■ Records contained in a dataset ■
— begin —

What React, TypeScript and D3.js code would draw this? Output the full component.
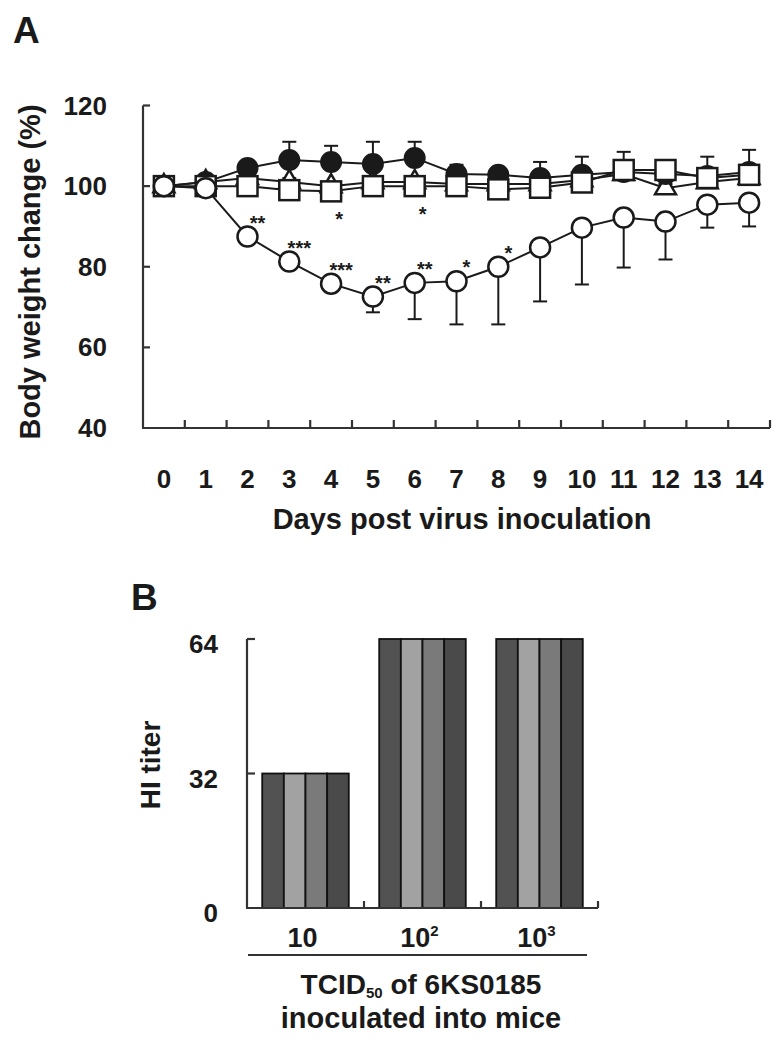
import React from "react";
import * as d3 from "d3";

// ---------- Panel A data ----------
const days = [0, 1, 2, 3, 4, 5, 6, 7, 8, 9, 10, 11, 12, 13, 14];
const yTicksA = [40, 60, 80, 100, 120];

const filledMean = [100, 101, 104.5, 106.5, 106, 105.5, 107, 103, 102.8, 102, 102.8, 103.5, 103, 102.5, 103.5];
const filledErr = [0.5, 1, 1.5, 4.5, 4, 5.5, 4, 2.3, 0.5, 4, 4.5, 2, 1, 4.8, 5.5];

const triMean = [100, 101, 102, 101, 100, 101, 101, 100.5, 100.5, 100.5, 101.5, 103, 99.5, 101, 102];
const triErr = [0.5, 1, 1, 1, 1, 1, 1, 1, 1, 1, 1, 1.5, 1, 1, 1];

const sqMean = [100, 100, 100, 99, 98.7, 100, 100, 100, 99.2, 99.6, 100.9, 104, 104, 102, 102.8];
const sqErr = [0.5, 0.5, 1, 1, 1, 1, 1, 1, 1, 1, 1, 4.5, 1, 1, 1];

const openMean = [100, 99.5, 87.5, 81.3, 75.8, 72.6, 76, 76.4, 80, 84.8, 89.7, 92.2, 91.2, 95.4, 95.9];
const openErrLow = [0.5, 0.5, 1, 1, 1, 3.9, 9, 10.7, 14.3, 13.4, 14.1, 12.4, 9.4, 5.7, 5.9];

const starsAbove = ["", "", "**", "***", "***", "**", "**", "*", "*", "", "", "", "", "", ""];
const starsBelow = ["", "", "", "", "*", "", "*", "", "", "", "", "", "", "", ""];

// ---------- Panel B data ----------
const doseBase = ["10", "10", "10"];
const doseExp = ["", "2", "3"];
const doseKeys = ["d1", "d2", "d3"];
const mice = ["m1", "m2", "m3", "m4"];
const hiTiters = [
  [32, 32, 32, 32],
  [64, 64, 64, 64],
  [64, 64, 64, 64],
];
const yTicksB = [0, 32, 64];
const barColors = ["#525252", "#a2a2a2", "#7a7a7a", "#4a4a4a"];

const FONT = "'Liberation Sans', Arial, Helvetica, sans-serif";
const AX = "#333";
const INK = "#1a1a1a";

export default function App() {
  const W = 784;
  const H = 1042;

  // ---- A scales ----
  const xA = d3.scaleBand<number>().domain(days).range([143, 770]);
  const yA = d3.scaleLinear().domain([40, 120]).range([428, 105.5]);
  const cx = (d: number) => (xA(d) as number) + xA.bandwidth() / 2;
  const line = d3
    .line<number>()
    .x((_, i) => cx(days[i]))
    .y((v) => yA(v));
  const triPath = d3.symbol().type(d3.symbolTriangle).size(190)() as string;

  const capW = 7;
  const upBars = (mean: number[], err: number[], key: string) =>
    days.map((d, i) => {
      const x = cx(d);
      const y0 = yA(mean[i]);
      const y1 = yA(mean[i] + err[i]);
      return (
        <g key={key + i} stroke={INK} strokeWidth={2}>
          <line x1={x} x2={x} y1={y0} y2={y1} />
          <line x1={x - capW} x2={x + capW} y1={y1} y2={y1} />
        </g>
      );
    });

  // ---- B scales ----
  const xB = d3.scaleBand<string>().domain(doseKeys).range([247, 598]).paddingInner(0.26).paddingOuter(0.13);
  const sub = d3.scaleBand<string>().domain(mice).range([0, xB.bandwidth()]);
  const yB = d3.scaleLinear().domain([0, 64]).range([908, 639]);
  const bStart = xB.range()[0];

  return (
    <svg
      width={W}
      height={H}
      viewBox={`0 0 ${W} ${H}`}
      style={{ position: "absolute", left: 0, top: 0, background: "#fff" }}
      fontFamily={FONT}
      fontWeight="bold"
    >
      <rect x={0} y={0} width={W} height={H} fill="#fff" />

      {/* ================= Panel A ================= */}
      <text x={13} y={43} fontSize={37} fill={INK}>A</text>

      {/* axes */}
      <g stroke={AX} strokeWidth={2.2} fill="none">
        <line x1={143} x2={143} y1={yA(120)} y2={yA(40)} />
        <line x1={142} x2={770} y1={yA(40)} y2={yA(40)} />
        {yTicksA.filter((t) => t !== 40).map((t) => (
          <line key={"yt" + t} x1={143} x2={150} y1={yA(t)} y2={yA(t)} />
        ))}
        {days.map((d, i) => {
          const xb = (xA(d) as number) + xA.bandwidth();
          return <line key={"xt" + i} x1={xb} x2={xb} y1={yA(40)} y2={yA(40) - 8} />;
        })}
      </g>
      {yTicksA.map((t) => (
        <text key={"yl" + t} x={107} y={yA(t) + 9} fontSize={26} textAnchor="end" fill={INK}>
          {t}
        </text>
      ))}
      {days.map((d) => (
        <text key={"xl" + d} x={cx(d)} y={488} fontSize={26} textAnchor="middle" fill={INK}>
          {d}
        </text>
      ))}
      <text x={462} y={529} fontSize={29} textAnchor="middle" fill={INK}>
        Days post virus inoculation
      </text>
      <text
        transform={`translate(40, 272) rotate(-90)`}
        fontSize={29}
        textAnchor="middle"
        fill={INK}
      >
        Body weight change (%)
      </text>

      {/* series lines */}
      <g fill="none" stroke={INK} strokeWidth={2}>
        <path d={line(filledMean) as string} />
        <path d={line(triMean) as string} />
        <path d={line(sqMean) as string} />
        <path d={line(openMean) as string} />
      </g>

      {/* error bars */}
      {upBars(filledMean, filledErr, "fe")}
      {upBars(triMean, triErr, "te")}
      {upBars(sqMean, sqErr, "se")}
      {days.map((d, i) => {
        const x = cx(d);
        const y0 = yA(openMean[i]);
        const y1 = yA(openMean[i] - openErrLow[i]);
        return (
          <g key={"oe" + i} stroke={INK} strokeWidth={2}>
            <line x1={x} x2={x} y1={y0} y2={y1} />
            <line x1={x - capW} x2={x + capW} y1={y1} y2={y1} />
          </g>
        );
      })}

      {/* markers */}
      {days.map((d, i) => (
        <path
          key={"tr" + i}
          d={triPath}
          transform={`translate(${cx(d)},${yA(triMean[i])})`}
          fill="#fff"
          stroke={INK}
          strokeWidth={2.5}
        />
      ))}
      {days.map((d, i) => (
        <circle key={"fc" + i} cx={cx(d)} cy={yA(filledMean[i])} r={10} fill={INK} stroke={INK} strokeWidth={2} />
      ))}
      {days.map((d, i) => (
        <rect
          key={"sq" + i}
          x={cx(d) - 10}
          y={yA(sqMean[i]) - 10}
          width={20}
          height={20}
          fill="#fff"
          stroke={INK}
          strokeWidth={2.5}
        />
      ))}
      {days.map((d, i) => (
        <circle key={"oc" + i} cx={cx(d)} cy={yA(openMean[i])} r={10} fill="#fff" stroke={INK} strokeWidth={2.5} />
      ))}

      {/* significance stars */}
      {days.map((d, i) =>
        starsAbove[i] ? (
          <text key={"sa" + i} x={cx(d) + 10} y={yA(openMean[i]) - 7} fontSize={20} textAnchor="middle" fill={INK}>
            {starsAbove[i]}
          </text>
        ) : null
      )}
      {days.map((d, i) =>
        starsBelow[i] ? (
          <text key={"sb" + i} x={cx(d) + 8} y={yA(sqMean[i]) + 35} fontSize={20} textAnchor="middle" fill={INK}>
            {starsBelow[i]}
          </text>
        ) : null
      )}

      {/* ================= Panel B ================= */}
      <text x={131} y={610} fontSize={37} fill={INK}>B</text>

      {/* bars */}
      {doseKeys.map((k, gi) => (
        <g key={"bg" + k}>
          {mice.map((m, mi) => {
            const v = hiTiters[gi][mi];
            return (
              <rect
                key={k + m}
                x={(xB(k) as number) + (sub(m) as number)}
                y={yB(v)}
                width={sub.bandwidth()}
                height={yB(0) - yB(v)}
                fill={barColors[mi]}
                stroke="#111"
                strokeWidth={1.8}
              />
            );
          })}
        </g>
      ))}

      {/* axes B */}
      <g stroke={AX} strokeWidth={2.2} fill="none">
        <line x1={247} x2={247} y1={yB(64)} y2={yB(0)} />
        <line x1={246} x2={598} y1={yB(0)} y2={yB(0)} />
        {yTicksB.filter((t) => t !== 0).map((t) => (
          <line key={"byt" + t} x1={247} x2={255} y1={yB(t)} y2={yB(t)} />
        ))}
        {doseKeys.map((k, i) => {
          const xb = bStart + (i + 1) * xB.step();
          return <line key={"bxt" + k} x1={xb} x2={xb} y1={yB(0)} y2={yB(0) - 7} />;
        })}
      </g>
      {yTicksB.map((t) => (
        <text key={"byl" + t} x={218} y={yB(t) + 14} fontSize={26} textAnchor="end" fill={INK}>
          {t}
        </text>
      ))}
      {doseKeys.map((k, i) => (
        <text
          key={"bxl" + k}
          x={(xB(k) as number) + xB.bandwidth() / 2 - 3}
          y={947}
          fontSize={27}
          textAnchor="middle"
          fill={INK}
        >
          {doseBase[i]}
          {doseExp[i] ? (
            <tspan fontSize={15} dy={-11}>
              {doseExp[i]}
            </tspan>
          ) : null}
        </text>
      ))}
      <line x1={248} x2={587} y1={955} y2={955} stroke={AX} strokeWidth={2.2} />
      <text x={421} y={994} fontSize={28} textAnchor="middle" fill={INK}>
        TCID
        <tspan fontSize={15} dy={4}>50</tspan>
        <tspan dy={-4}> of 6KS0185</tspan>
      </text>
      <text x={421} y={1028} fontSize={29} textAnchor="middle" fill={INK}>
        inoculated into mice
      </text>
      <text transform={`translate(160, 765) rotate(-90)`} fontSize={28} textAnchor="middle" fill={INK}>
        HI titer
      </text>
    </svg>
  );
}
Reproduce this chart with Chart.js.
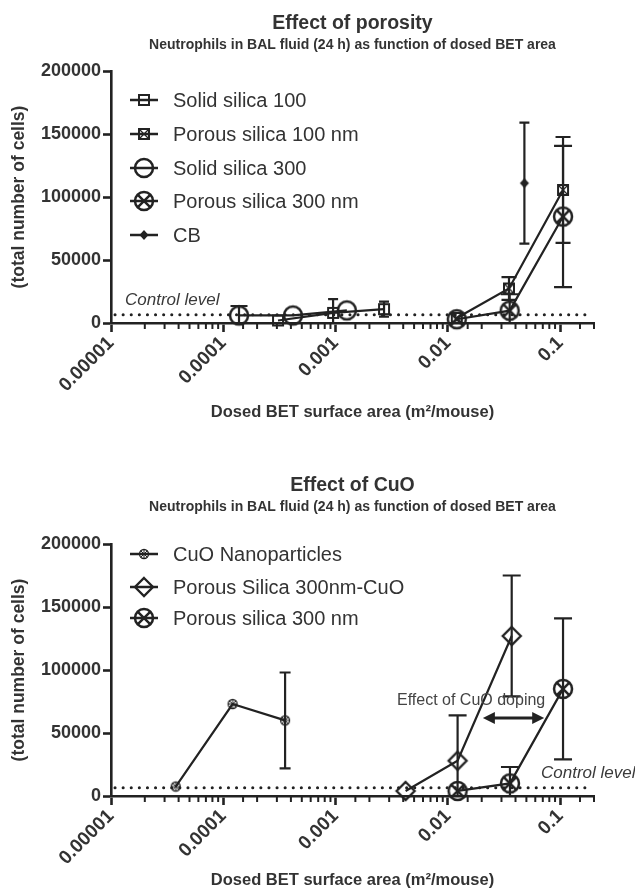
<!DOCTYPE html>
<html><head><meta charset="utf-8">
<script src="https://cdn.jsdelivr.net/npm/chart.js@4"></script>
<style>
body{margin:0;background:#fff;width:635px;height:892px;overflow:hidden}
canvas{display:block}
</style>
</head><body>
<canvas id="c1" width="635" height="446"></canvas>
<canvas id="c2" width="635" height="446"></canvas>
<script>
// ---------------- DATA ----------------
const xTickLabels = ['0.00001', '0.0001', '0.001', '0.01', '0.1'];
const yTickValues = [0, 50000, 100000, 150000, 200000];
const controlLevel = 6500;

// Chart 1: Effect of porosity
const solid100X = [3.07e-4, 9.5e-4, 2.7e-3];
const solid100Y = [2000, 8000, 11000];
const solid100Err = [0, 11000, 6000];

const porous100X = [0.012, 0.035, 0.106];
const porous100Y = [4000, 27400, 105600];
const porous100Err = [0, 9000, 42000];

const solid300X = [1.38e-4, 4.17e-4, 1.26e-3];
const solid300Y = [6000, 6000, 10000];
const solid300Err = [7500, 0, 0];

const porous300X = [0.012, 0.0355, 0.106];
const porous300Y = [3000, 9800, 84500];
const porous300Err = [0, 13000, 56000];

const cbX = [0.048];
const cbY = [111000];
const cbErr = [48000];

// Chart 2: Effect of CuO
const cuoX = [3.77e-5, 1.21e-4, 3.55e-4];
const cuoY = [7500, 73000, 60000];
const cuoErr = [0, 0, 38000];

const porousCuoX = [0.0042, 0.0122, 0.037];
const porousCuoY = [4000, 28000, 127000];
const porousCuoErr = [0, 36000, 48000];

const porous300bX = [0.0122, 0.0357, 0.106];
const porous300bY = [4000, 10000, 85000];
const porous300bErr = [0, 13000, 56000];

// ---------------- STYLE HELPERS ----------------
const FONT = '"Liberation Sans", Arial, Helvetica, sans-serif';
const INK = '#222';
const TXT = '#333';
Chart.defaults.font.family = FONT;

function drawMarker(g, type) {
  g.strokeStyle = INK; g.fillStyle = INK; g.lineWidth = 2;
  const X = (r, lw) => { g.beginPath(); g.moveTo(-r,-r); g.lineTo(r,r); g.moveTo(r,-r); g.lineTo(-r,r); g.lineWidth = lw; g.stroke(); };
  switch (type) {
    case 'square': g.lineWidth = 2; g.strokeRect(-5,-5,10,10); break;
    case 'squareX': g.lineWidth = 2; g.strokeRect(-5,-5,10,10); X(5, 1.3); break;
    case 'circle': g.lineWidth = 2.5; g.beginPath(); g.arc(0,0,9,0,Math.PI*2); g.stroke(); break;
    case 'circleX': g.lineWidth = 2.5; g.beginPath(); g.arc(0,0,9,0,Math.PI*2); g.stroke(); X(6.4, 2.5); break;
    case 'diamondFill': g.beginPath(); g.moveTo(0,-5); g.lineTo(4.5,0); g.lineTo(0,5); g.lineTo(-4.5,0); g.closePath(); g.fill(); break;
    case 'diamond': g.lineWidth = 2.3; g.beginPath(); g.moveTo(0,-9); g.lineTo(9,0); g.lineTo(0,9); g.lineTo(-9,0); g.closePath(); g.stroke(); break;
    case 'cuo':
      g.lineWidth = 1.3; g.beginPath(); g.arc(0,0,4.5,0,Math.PI*2); g.stroke();
      X(3.2, 1); g.beginPath(); g.moveTo(-4.5,0); g.lineTo(4.5,0); g.moveTo(0,-4.5); g.lineTo(0,4.5); g.lineWidth=1; g.stroke();
      break;
  }
}
function makeMarker(type) {
  const s = 26, c = document.createElement('canvas');
  c.width = s; c.height = s;
  const g = c.getContext('2d'); g.translate(s/2, s/2); drawMarker(g, type);
  return c;
}
const toPts = (xs, ys) => xs.map((x, i) => ({x, y: ys[i]}));

function series(label, xs, ys, errs, marker, capW) {
  return {
    label, data: toPts(xs, ys), errors: errs, capW, markerImg: makeMarker(marker),
    borderColor: INK, backgroundColor: INK, borderWidth: 2.2, tension: 0, fill: false,
    pointStyle: makeMarker(marker), pointRadius: 6, pointHoverRadius: 6, clip: false
  };
}

const isPow10 = v => { const e = Math.log10(v); return Math.abs(e - Math.round(e)) < 1e-6; };

// ---------------- PLUGIN ----------------
const decor = {
  id: 'decor',
  beforeDatasetsDraw(chart) {
    const {ctx, scales: {x, y}} = chart;
    ctx.save();
    ctx.strokeStyle = INK; ctx.lineWidth = 2.2;
    chart.data.datasets.forEach(ds => {
      ds.data.forEach((p, i) => {
        const e = ds.errors[i]; if (!e) return;
        const px = x.getPixelForValue(p.x);
        const top = y.getPixelForValue(p.y + e);
        const lowV = p.y - e;
        const bot = y.getPixelForValue(Math.max(0, lowV));
        ctx.beginPath(); ctx.moveTo(px, top); ctx.lineTo(px, bot);
        ctx.moveTo(px - ds.capW/2, top); ctx.lineTo(px + ds.capW/2, top);
        if (lowV > 0) { ctx.moveTo(px - ds.capW/2, bot); ctx.lineTo(px + ds.capW/2, bot); }
        ctx.stroke();
      });
    });
    // control level dotted line
    const cy = y.getPixelForValue(controlLevel);
    ctx.beginPath(); ctx.setLineDash([0.1, 8]); ctx.lineCap = 'round'; ctx.lineWidth = 3;
    ctx.moveTo(chart.chartArea.left + 4, cy); ctx.lineTo(chart.chartArea.right - 2, cy); ctx.stroke();
    ctx.restore();
  },
  afterDraw(chart) {
    const o = chart.options.plugins.decor;
    const {ctx, chartArea: a, scales: {x, y}} = chart;
    const cx = (a.left + a.right) / 2;
    ctx.save();
    // minor ticks
    ctx.strokeStyle = INK; ctx.lineWidth = 2;
    x.ticks.forEach(t => {
      if (isPow10(t.value)) return;
      const px = x.getPixelForValue(t.value);
      ctx.beginPath(); ctx.moveTo(px, a.bottom); ctx.lineTo(px, a.bottom + 6); ctx.stroke();
    });
    // titles
    ctx.fillStyle = TXT; ctx.textAlign = 'center'; ctx.textBaseline = 'middle';
    ctx.font = 'bold 19.5px ' + FONT; ctx.fillText(o.title, cx, o.titleY);
    ctx.font = 'bold 14px ' + FONT; ctx.fillText(o.subtitle, cx, o.titleY + 21);
    // axis titles
    ctx.font = 'bold 16.5px ' + FONT;
    ctx.fillText('Dosed BET surface area (m\u00B2/mouse)', cx, o.xTitleY);
    ctx.save(); ctx.translate(19, (a.top + a.bottom) / 2); ctx.rotate(-Math.PI / 2);
    ctx.font = 'bold 17.5px ' + FONT; ctx.fillText('(total number of cells)', 0, 0); ctx.restore();
    // control level label
    ctx.font = 'italic 17px ' + FONT; ctx.textAlign = 'left'; ctx.fillStyle = '#3a3a3a';
    ctx.fillText('Control level', o.ctrlX, y.getPixelForValue(controlLevel) - 15);
    // legend
    ctx.font = '20px ' + FONT; ctx.fillStyle = '#333';
    chart.data.datasets.forEach((ds, i) => {
      const ly = o.legendY[i];
      ctx.strokeStyle = INK; ctx.lineWidth = 2.5;
      ctx.beginPath(); ctx.moveTo(130, ly); ctx.lineTo(158, ly); ctx.stroke();
      ctx.drawImage(ds.markerImg, 144 - 13, ly - 13);
      ctx.fillText(ds.label, 173, ly + 1);
    });
    // annotation (chart 2)
    if (o.arrow) {
      const ay = y.getPixelForValue(o.arrow.y);
      const x1 = x.getPixelForValue(o.arrow.x1), x2 = x.getPixelForValue(o.arrow.x2);
      ctx.strokeStyle = INK; ctx.fillStyle = INK; ctx.lineWidth = 3;
      ctx.beginPath(); ctx.moveTo(x1 + 8, ay); ctx.lineTo(x2 - 8, ay); ctx.stroke();
      ctx.beginPath(); ctx.moveTo(x1, ay); ctx.lineTo(x1 + 12, ay - 6); ctx.lineTo(x1 + 12, ay + 6); ctx.closePath(); ctx.fill();
      ctx.beginPath(); ctx.moveTo(x2, ay); ctx.lineTo(x2 - 12, ay - 6); ctx.lineTo(x2 - 12, ay + 6); ctx.closePath(); ctx.fill();
      ctx.font = '16px ' + FONT; ctx.fillStyle = '#444'; ctx.textAlign = 'left';
      ctx.fillText('Effect of CuO doping', o.arrow.textX, y.getPixelForValue(o.arrow.textY));
    }
    ctx.restore();
  }
};

function buildChart(id, datasets, cfg) {
  return new Chart(document.getElementById(id), {
    type: 'line',
    data: { datasets },
    plugins: [decor],
    options: {
      responsive: false, animation: false, events: [],
      layout: { padding: { left: 0, right: 41, top: cfg.top, bottom: cfg.bottom } },
      plugins: { legend: { display: false }, tooltip: { enabled: false }, decor: cfg },
      scales: {
        x: {
          type: 'logarithmic', min: 1e-5, max: 0.2,
          border: { display: true, color: INK, width: 2.6 },
          grid: { drawOnChartArea: false, drawTicks: true, tickLength: 9, tickWidth: 2.6,
                  tickColor: c => (c.tick && isPow10(c.tick.value)) ? INK : 'rgba(0,0,0,0)' },
          ticks: { autoSkip: false, minRotation: 45, maxRotation: 45, padding: 0, color: TXT,
                   font: { size: 19, weight: 'bold', family: FONT },
                   callback: v => isPow10(v) ? xTickLabels[Math.round(Math.log10(v)) + 5] : '' },
          afterFit: s => { s.height = 92; }
        },
        y: {
          min: 0, max: 200000,
          afterBuildTicks: s => { s.ticks = yTickValues.map(v => ({ value: v })); },
          border: { display: true, color: INK, width: 2.6 },
          grid: { drawOnChartArea: false, drawTicks: true, tickLength: 8, tickWidth: 2.6, tickColor: INK },
          ticks: { padding: 2, color: TXT, font: { size: 18, weight: 'bold', family: FONT },
                   callback: v => String(v) },
          afterFit: s => { s.width = 111; }
        }
      }
    }
  });
}

buildChart('c1', [
  series('Solid silica 100', solid100X, solid100Y, solid100Err, 'square', 10),
  series('Porous silica 100 nm', porous100X, porous100Y, porous100Err, 'squareX', 15),
  series('Solid silica 300', solid300X, solid300Y, solid300Err, 'circle', 17),
  series('Porous silica 300 nm', porous300X, porous300Y, porous300Err, 'circleX', 18),
  series('CB', cbX, cbY, cbErr, 'diamondFill', 10)
], {
  top: 71, bottom: 31, title: 'Effect of porosity',
  subtitle: 'Neutrophils in BAL fluid (24 h) as function of dosed BET area',
  titleY: 24, xTitleY: 412, ctrlX: 125,
  legendY: [100, 134, 168, 201, 235]
});

buildChart('c2', [
  series('CuO Nanoparticles', cuoX, cuoY, cuoErr, 'cuo', 11),
  series('Porous Silica 300nm-CuO', porousCuoX, porousCuoY, porousCuoErr, 'diamond', 18),
  series('Porous silica 300 nm', porous300bX, porous300bY, porous300bErr, 'circleX', 18)
], {
  top: 98, bottom: 4, title: 'Effect of CuO',
  subtitle: 'Neutrophils in BAL fluid (24 h) as function of dosed BET area',
  titleY: 40, xTitleY: 434, ctrlX: 541,
  legendY: [108, 141, 172],
  arrow: { x1: 0.0205, x2: 0.072, y: 62000, textX: 397, textY: 76000 }
});
</script>
</body></html>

— end —

■ OBJECTIVE ■
Reproduce, starting at the line containing "Reproduce this chart with Chart.js." and stopping after the line containing "const cuoErr = [0, 0, 38000];", each of those lines exactly and no others; leave pictures out.

■ FULL OUTPUT ■
Reproduce this chart with Chart.js.
<!DOCTYPE html>
<html><head><meta charset="utf-8">
<script src="https://cdn.jsdelivr.net/npm/chart.js@4"></script>
<style>
body{margin:0;background:#fff;width:635px;height:892px;overflow:hidden}
canvas{display:block}
</style>
</head><body>
<canvas id="c1" width="635" height="446"></canvas>
<canvas id="c2" width="635" height="446"></canvas>
<script>
// ---------------- DATA ----------------
const xTickLabels = ['0.00001', '0.0001', '0.001', '0.01', '0.1'];
const yTickValues = [0, 50000, 100000, 150000, 200000];
const controlLevel = 6500;

// Chart 1: Effect of porosity
const solid100X = [3.07e-4, 9.5e-4, 2.7e-3];
const solid100Y = [2000, 8000, 11000];
const solid100Err = [0, 11000, 6000];

const porous100X = [0.012, 0.035, 0.106];
const porous100Y = [4000, 27400, 105600];
const porous100Err = [0, 9000, 42000];

const solid300X = [1.38e-4, 4.17e-4, 1.26e-3];
const solid300Y = [6000, 6000, 10000];
const solid300Err = [7500, 0, 0];

const porous300X = [0.012, 0.0355, 0.106];
const porous300Y = [3000, 9800, 84500];
const porous300Err = [0, 13000, 56000];

const cbX = [0.048];
const cbY = [111000];
const cbErr = [48000];

// Chart 2: Effect of CuO
const cuoX = [3.77e-5, 1.21e-4, 3.55e-4];
const cuoY = [7500, 73000, 60000];
const cuoErr = [0, 0, 38000];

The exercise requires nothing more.